This lecture covers the Generalized Method of Moments (GMM). How do you estimate alphas, betas, and lambdas; how do you evaluate if models are any good? GMM is a very flexible econometric framework for lots of problems, and we’ll also explore that a bit.

## 1 Readings

- Asset Pricing: chapters 11 and 12
- Hansen, Lars Peter, 1982, Large Sample Properties of Generalized Method of Moments Estimators, Econometrica 50, 1029-1054.
- Hansen, Lars Peter and Kenneth J. Singleton, 1982, Generalized Instrumental Variables Estimation of Nonlinear Rational Expectations Models, Econometrica 50, 1269-1286.
- Cochrane, John H. GMM Notes
- Cochrane, John H., A Brief Parable of Overdifferencing

Guide to above readings:

- Hansen 1982 is The Article that defines GMM. Read it (at least) three times. The first time through, just understand the notation and the statement of the theorems. Find the GMM estimate defined, standard errors, test statistics. Get ready to use GMM. The second time through, read the “if” part of the proofs. Understand the stationarity, ergodicity, etc. assumptions. They matter! Finally, try to read the proofs.
- Hansen and Singleton (1982) is the crucial application to the consumption based model.
- GMM Notes is a written version of my notes for the lectures.

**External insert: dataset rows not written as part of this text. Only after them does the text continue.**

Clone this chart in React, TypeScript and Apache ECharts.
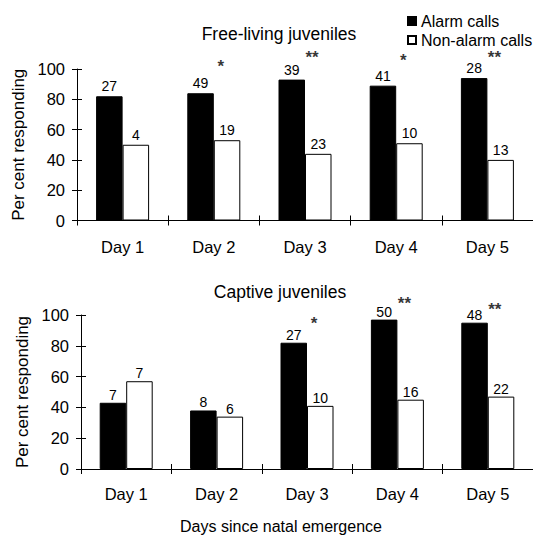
import React, { useEffect, useRef } from "react";
import * as echarts from "echarts";

const days = ["Day 1", "Day 2", "Day 3", "Day 4", "Day 5"];
const seriesNames = ["Alarm calls", "Non-alarm calls"];
const titles = ["Free-living juveniles", "Captive juveniles"];
const xName = "Days since natal emergence";
const yName = "Per cent responding";

// Free-living juveniles (per cent responding, sample sizes above bars)
const freeAlarm = [82, 84, 93, 89, 94];
const freeNonAlarm = [50, 53, 44, 51, 40];
const freeAlarmN = [27, 49, 39, 41, 28];
const freeNonAlarmN = [4, 19, 23, 10, 13];
const freeStars = ["", "*", "**", "*", "**"];
const freeStarLevel = [null, 104, 110, 108, 110];

// Captive juveniles
const captiveAlarm = [43, 38, 82, 97, 95];
const captiveNonAlarm = [57, 34, 41, 45, 47];
const captiveAlarmN = [7, 8, 27, 50, 48];
const captiveNonAlarmN = [7, 6, 10, 16, 22];
const captiveStars = ["", "", "*", "**", "**"];
const captiveStarLevel = [null, null, 97, 110, 106];

const FONT = "'Liberation Sans', Arial, Helvetica, sans-serif";

function barSeries(name: string, values: number[], ns: number[], gi: number, dark: boolean, dist: number) {
  return {
    type: "bar",
    name,
    xAxisIndex: gi,
    yAxisIndex: gi,
    data: values,
    barWidth: 26.5,
    barGap: "0%",
    itemStyle: dark
      ? { color: "#000", borderColor: "#000", borderWidth: 1 }
      : { color: "#fff", borderColor: "#000", borderWidth: 1 },
    label: {
      show: true,
      position: "top",
      distance: dist,
      formatter: (p: any) => String(ns[p.dataIndex]),
      color: "#000",
      fontSize: 14,
      fontFamily: FONT,
    },
    emphasis: { disabled: true },
  };
}

function starSeries(levels: (number | null)[], stars: string[], gi: number) {
  const data = levels
    .map((v, i) => [i, v])
    .filter((d) => d[1] !== null);
  return {
    type: "scatter",
    xAxisIndex: gi,
    yAxisIndex: gi,
    symbolSize: 0,
    clip: false,
    silent: true,
    data,
    label: {
      show: true,
      position: "inside",
      offset: [7, 4],
      formatter: (p: any) => stars[p.value[0]],
      color: "#000",
      fontSize: 17,
      fontWeight: "bold",
      fontFamily: FONT,
    },
  };
}

function mainX(gi: number, margin: number) {
  return {
    type: "category",
    gridIndex: gi,
    data: days,
    position: "bottom",
    axisLine: { show: true, lineStyle: { color: "#000", width: 1 } },
    axisTick: { show: true, length: 5, lineStyle: { color: "#000", width: 1 } },
    axisLabel: { color: "#000", fontSize: 16.5, fontFamily: FONT, margin },
    splitLine: { show: false },
  };
}
function dupX(gi: number) {
  return {
    type: "category",
    gridIndex: gi,
    data: days,
    position: "bottom",
    axisLine: { show: false },
    axisTick: { show: true, inside: true, length: 5, lineStyle: { color: "#000", width: 1 } },
    axisLabel: { show: false },
    splitLine: { show: false },
  };
}
function mainY(gi: number) {
  return {
    type: "value",
    gridIndex: gi,
    min: 0,
    max: 100,
    interval: 20,
    position: "left",
    name: yName,
    nameLocation: "middle",
    nameGap: 50,
    nameTextStyle: { color: "#000", fontSize: 17, fontFamily: FONT },
    axisLine: { show: true, lineStyle: { color: "#000", width: 1 } },
    axisTick: { show: true, length: 5, lineStyle: { color: "#000", width: 1 } },
    axisLabel: { color: "#000", fontSize: 16.5, fontFamily: FONT, margin: 12 },
    splitLine: { show: false },
  };
}
function dupY(gi: number) {
  return {
    type: "value",
    gridIndex: gi,
    min: 0,
    max: 100,
    interval: 20,
    position: "left",
    axisLine: { show: false },
    axisTick: { show: true, inside: true, length: 5, lineStyle: { color: "#000", width: 1 } },
    axisLabel: { show: false },
    splitLine: { show: false },
  };
}

export default function App() {
  const ref = useRef<HTMLDivElement>(null);
  useEffect(() => {
    if (!ref.current) return;
    const chart = echarts.init(ref.current, null, { renderer: "svg" });
    chart.setOption({
      animation: false,
      backgroundColor: "#fff",
      textStyle: { fontFamily: FONT },
      grid: [
        { left: 77, top: 69, width: 458, height: 151.5 },
        { left: 81, top: 315, width: 456, height: 154 },
      ],
      legend: {
        orient: "vertical",
        left: 402,
        top: 8,
        itemWidth: 8,
        itemHeight: 8,
        itemGap: 3,
        icon: "rect",
        selectedMode: false,
        data: seriesNames,
        textStyle: { color: "#000", fontSize: 16, fontFamily: FONT },
      },
      xAxis: [mainX(0, 18), mainX(1, 16), dupX(0), dupX(1)],
      yAxis: [mainY(0), mainY(1), dupY(0), dupY(1)],
      graphic: [
        {
          type: "text",
          x: 279,
          y: 33.5,
          style: { text: titles[0], fill: "#000", font: `17.5px ${FONT}`, textAlign: "center", textVerticalAlign: "middle" },
        },
        {
          type: "text",
          x: 280,
          y: 291.5,
          style: { text: titles[1], fill: "#000", font: `17.5px ${FONT}`, textAlign: "center", textVerticalAlign: "middle" },
        },
        {
          type: "text",
          x: 281,
          y: 526,
          style: { text: xName, fill: "#000", font: `16px ${FONT}`, textAlign: "center", textVerticalAlign: "middle" },
        },
      ],
      series: [
        barSeries(seriesNames[0], freeAlarm, freeAlarmN, 0, true, 3),
        barSeries(seriesNames[1], freeNonAlarm, freeNonAlarmN, 0, false, 3),
        starSeries(freeStarLevel, freeStars, 0),
        barSeries(seriesNames[0], captiveAlarm, captiveAlarmN, 1, true, 1),
        barSeries(seriesNames[1], captiveNonAlarm, captiveNonAlarmN, 1, false, 1),
        starSeries(captiveStarLevel, captiveStars, 1),
      ],
    });
    return () => chart.dispose();
  }, []);
  return (
    <div
      ref={ref}
      style={{ position: "fixed", left: 0, top: 0, width: 533, height: 544, background: "#fff" }}
    />
  );
}
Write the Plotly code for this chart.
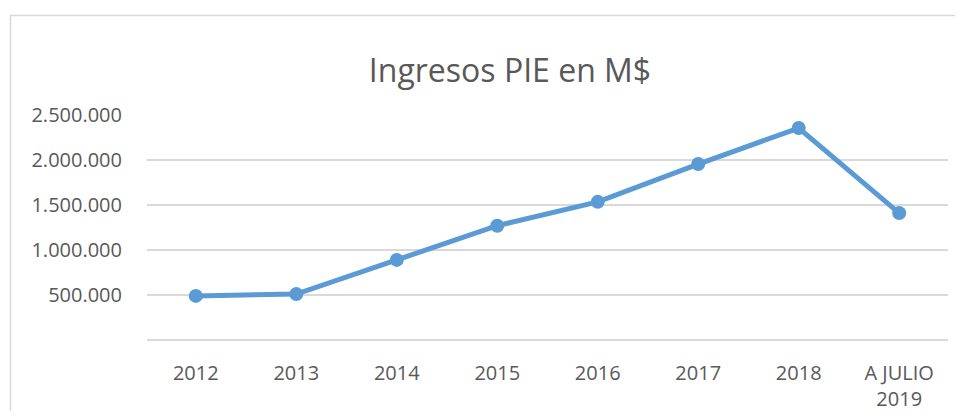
import plotly.graph_objects as go

categories = ["2012", "2013", "2014", "2015", "2016", "2017", "2018", "A JULIO<br>2019"]
ingresos = [490000, 510000, 890000, 1270000, 1535000, 1955000, 2355000, 1410000]
y_tickvals = [500000, 1000000, 1500000, 2000000, 2500000]
y_ticktext = ["500.000", "1.000.000", "1.500.000", "2.000.000", "2.500.000"]

# the page body adds an 8px margin; work in screen pixels and shift
OFF = 8
W, H = 963 - 2 * OFF, 419 - 2 * OFF
PL, PR, PT, PB = 147, 948, 115, 340  # plot area in screen pixels
L, T = PL - OFF, PT - OFF
R = W - (PR - OFF)
B = H - (PB - OFF)
pw = W - L - R
ph = H - T - B

def px(x):
    return (x - OFF - L) / pw

def py(y):
    return (H - B - (y - OFF)) / ph

fig = go.Figure()
fig.add_trace(go.Scatter(
    x=categories, y=ingresos, mode="lines+markers",
    line=dict(color="#5b9bd5", width=5),
    marker=dict(color="#5b9bd5", size=14),
    showlegend=False, hoverinfo="x+y", cliponaxis=False,
))

fig.update_layout(
    width=W, height=H,
    margin=dict(l=L, r=R, t=T, b=B, autoexpand=False),
    paper_bgcolor="white", plot_bgcolor="white",
    font=dict(family="Open Sans, Noto Sans, sans-serif", color="#595959", size=20),
    title=dict(text="Ingresos PIE en M$", x=(510 - OFF) / W, xref="container", xanchor="center",
               y=1 - (71 - OFF) / H, yref="container", yanchor="middle",
               font=dict(size=32, color="#595959")),
    xaxis=dict(showgrid=False, showline=False, zeroline=False, ticks="", automargin=False,
               ticklabelstandoff=19, tickfont=dict(size=20, color="#595959")),
    yaxis=dict(range=[0, 2500000], tickvals=y_tickvals, ticktext=y_ticktext, automargin=False,
               showgrid=True, gridcolor="#d9d9d9", gridwidth=1.5,
               zeroline=True, zerolinecolor="#d9d9d9", zerolinewidth=1.5,
               showline=False, ticks="", ticklabelstandoff=24,
               tickfont=dict(size=20, color="#595959")),
    shapes=[dict(type="rect", xref="paper", yref="paper",
                 x0=px(10.5), x1=px(980), y0=py(440), y1=py(15.5),
                 line=dict(color="#d9d9d9", width=1.5), layer="below")],
)

fig.write_html("out.html")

It’s not exactly one to one, I condensed the lectures. The lectures and pdfs of the whiteboards should be enough. This is one place to turn if those are confusing, and hence just an optional resource.
- The Brief Parable of Overdifferencing is a good example for the “Choosing a W matrix” lecture, showing you how statistical efficiency can lead to bad estimators.